Adapun persaksian A’isyah -radhiyallahu anhu- bahwa ia tak pernah melihat Nabi -Shallallahu alaihi wa sallam- melaksanakan Sholat Dhuha, maka persaksian itu berdasarkan apa yang beliau ketahui. Namun sahabat lain adalah hujjah yang menyatakan bahwa Rasulullah -Shallallahu alaihi wa sallam- pernah melakukannya sebagaimana dalam hadits Ummu Hani’ di atas, dan berdasarkan hadits di bawah ini:
Anas -radhiyallahu anhu- berkata,
قَالَ رَجُلٌ مِنَ الْأَنْصَارِ إِنِّي لَا أَسْتَطِيعُ الصَّلَاةَ مَعَكَ وَكَانَ رَجُلًا ضَخْمًا فَصَنَعَ لِلنَّبِيِّ صَلَّى اللهُ عَلَيْهِ وَسَلَّمَ طَعَامًا فَدَعَاهُ إِلَى مَنْزِلِهِ فَبَسَطَ لَهُ حَصِيرًا وَنَضَحَ طَرَفَ الْحَصِيرِ فَصَلَّى عَلَيْهِ رَكْعَتَيْنِ فَقَالَ رَجُلٌ مِنْ آلِ الْجَارُودِ لِأَنَسٍ أَكَانَ النَّبِيُّ صَلَّى اللهُ عَلَيْهِ وَسَلَّمَ يُصَلِّي الضُّحَى قَالَ مَا رَأَيْتُهُ صَلَّاهَا إِلَّا يَوْمَئِذٍ
“Seorang pria Anshor berkata, “Sesungguhnya aku tak mampu sholat bersamamu (yakni, bersama Nabi -Shallallahu alaihi wa sallam-”). Pria itu seorang yang besar (gemuk)
Kemudian ia pun membuat makanan untuk Nabi -Shallallahu alaihi wa sallam-, lalu ia mengundang beliau ke rumahnya. Dia hamparkan tikar untuk beliau dan memerciki pinggir tikar itu.
Kemudian Nabi -Shallallahu alaihi wa sallam- sholat di atasnya sebanyak dua rakaat.
Lalu berkatalah seorang lelaki dari kalangan Alu Jarud kepada Anas, “Apakah dahulu Nabi -Shallallahu alaihi wa sallam- pernah melaksanakan Sholat Dhuha?”
Anas menjawab, “Aku tak pernah melihat Sholat Dhuha, selain hari itu”. [HR. Al-Bukhoriy dalam Shohih-nya (no, 670)]

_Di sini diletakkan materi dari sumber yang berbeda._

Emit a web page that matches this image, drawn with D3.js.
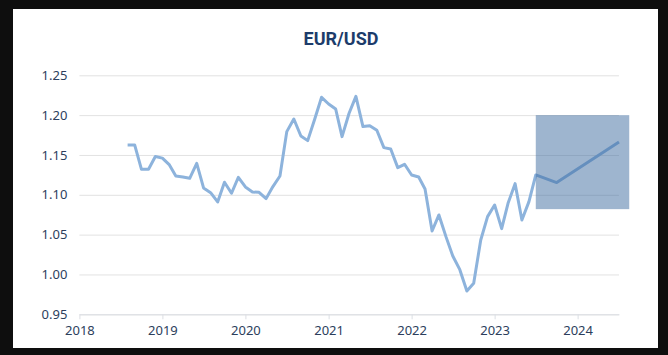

Persaksian A’isyah tersebut bisa juga dipahami bahwa ia tak pernah melihat Nabi -Shallallahu alaihi wa sallam- melazimi sholat tersebut[1], atau mungkin itu adalah pernyataan beliau pertama kali, walaupun setelah itu beliau berubah dan rujuk dari pernyataan itu.
Ini dikuatkan oleh hadits yang berasal dari A’isyah -radhiyallahu anha- sendiri. Sekarang ada baiknya kami nukilkan lafazhnya agar kita semakin yakin bahwa A’isyah tidak meniadakan perkara Sholat Dhuha yang dilakukan oleh Nabi -Shallallahu alaihi wa sallam-.
A’isyah -radhiyallahu anha- berkata,
كَانَ رَسُولُ اللَّهِ -صلى الله عليه وسلم- يُصَلِّى الضُّحَى أَرْبَعًا وَيَزِيدُ مَا شَاءَ اللَّهُ
“Dahulu Rasulullah -Shallallahu alaihi wa sallam- melakukan Sholat Dhuha sebanyak empat rakaat atau lebih sebagaimana yang Allah kehendaki”. [HR. Muslim dalam Shohih-nya (no. 719)]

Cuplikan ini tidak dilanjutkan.